Kitchen Q&A

Stashing, reusing the vanilla beans

 

Chicago Tribune

Q: I recently purchased some very nice vanilla beans at a new market in my area. What is the best way to store them? The last ones I purchased were fairly stiff before I got a chance to use them.

Andrew Maselli, Chicago

A: I posed your question to Craig Nielsen, chief executive officer of Nielsen-Massey Vanillas in Waukegan, Ill. He says a really stiff bean is one that is starting to dry out and has lost some of its essential oils —those oils that convey flavor and fragrance.

“Gourmet vanilla beans should be pliable enough so you can tie it into a knot,” he says.

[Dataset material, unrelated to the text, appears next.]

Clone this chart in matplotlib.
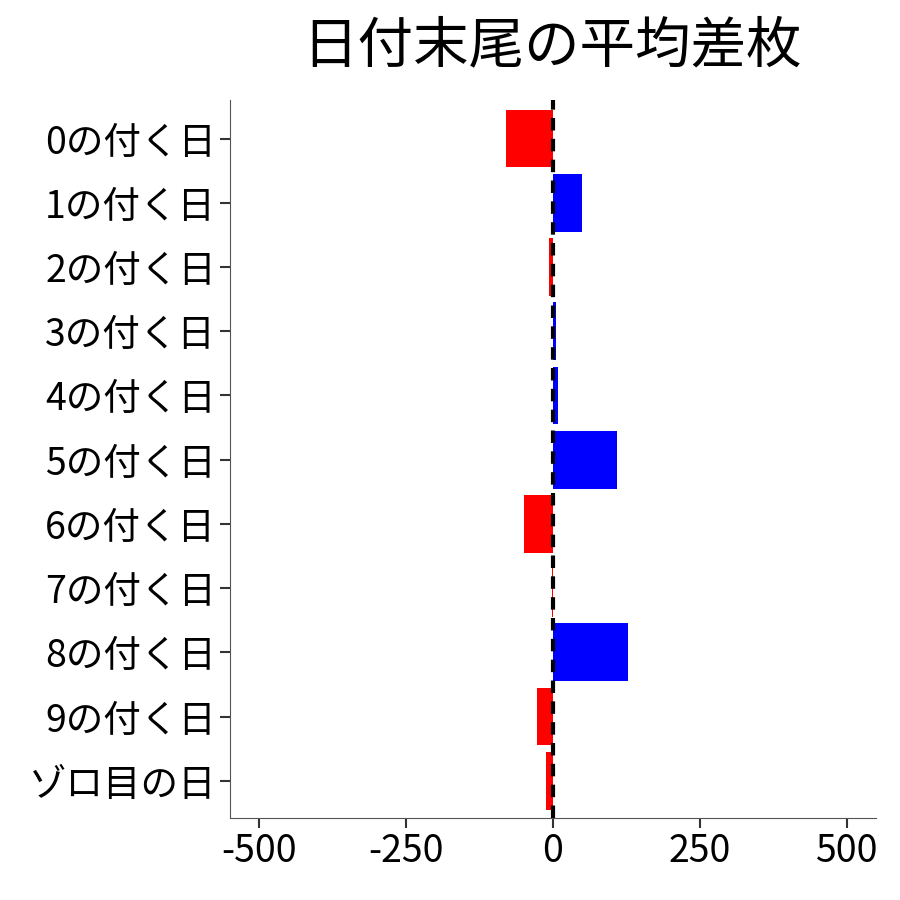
import matplotlib
matplotlib.use("Agg")
import matplotlib.pyplot as plt

plt.rcParams['font.family'] = ['Noto Sans CJK JP', 'DejaVu Sans']

categories = ["0の付く日", "1の付く日", "2の付く日", "3の付く日", "4の付く日",
              "5の付く日", "6の付く日", "7の付く日", "8の付く日", "9の付く日", "ゾロ目の日"]
values = [-80, 49, -7, 5, 8, 109, -49, -2, 128, -27, -12]
xticks = [-500, -250, 0, 250, 500]
xticklabels = ["-500", "-250", "0", "250", "500"]

fig = plt.figure(figsize=(9, 9), dpi=100)
ax = fig.add_axes([230/900, 1-818/900, (876-230)/900, (818-100)/900])
colors = ["blue" if v > 0 else "red" for v in values]
ax.barh(range(len(categories)), values, height=0.9, color=colors)
ax.axvline(0, color="black", linestyle=(0, (3, 2)), linewidth=3)
ax.set_xlim(-550, 550)
ax.set_ylim(len(categories) - 0.42, -0.6)
ax.set_yticks(range(len(categories)))
ax.set_yticklabels(categories, fontsize=27)
ax.set_xticks(xticks)
ax.set_xticklabels(xticklabels, fontsize=27)
ax.tick_params(direction="out", length=7, width=1.5, color="#333333", pad=3)
for s in ["top", "right"]:
    ax.spines[s].set_visible(False)
for s in ["left", "bottom"]:
    ax.spines[s].set_color("#555555")
fig.text(0.613, 0.948, "日付末尾の平均差枚", ha="center", va="center", fontsize=40)
fig.savefig("out.png", dpi=100)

Nielsen recommends storing vanilla beans in a tightly sealed container, either a glass jar or double bagged in plastic bags. Keep the bean away from light or heat — a dark cabinet at room temperature is best. Do not refrigerate the beans, he says, because they can get moldy.

Vanilla flavor can be found in both the bean and the seeds inside it. To use the seeds, split the bean lengthwise with a sharp knife and scrap out the seeds with the back of the knife. The bean pod can be simmered to flavor a liquid, such as milk for a custard. But don’t discard the bean, advises Nielsen-Massey’s website (nielsenmassey.com): “As long as the bean still possesses its characteristic aroma and is moist and pliable, you can rinse, dry and use it again.”

Nielsen says the average vanilla bean can be used two or three times. After that, he recommends cutting up the bean and sticking it in some sugar. Let it sit for a couple of weeks to flavor and perfume the sugar.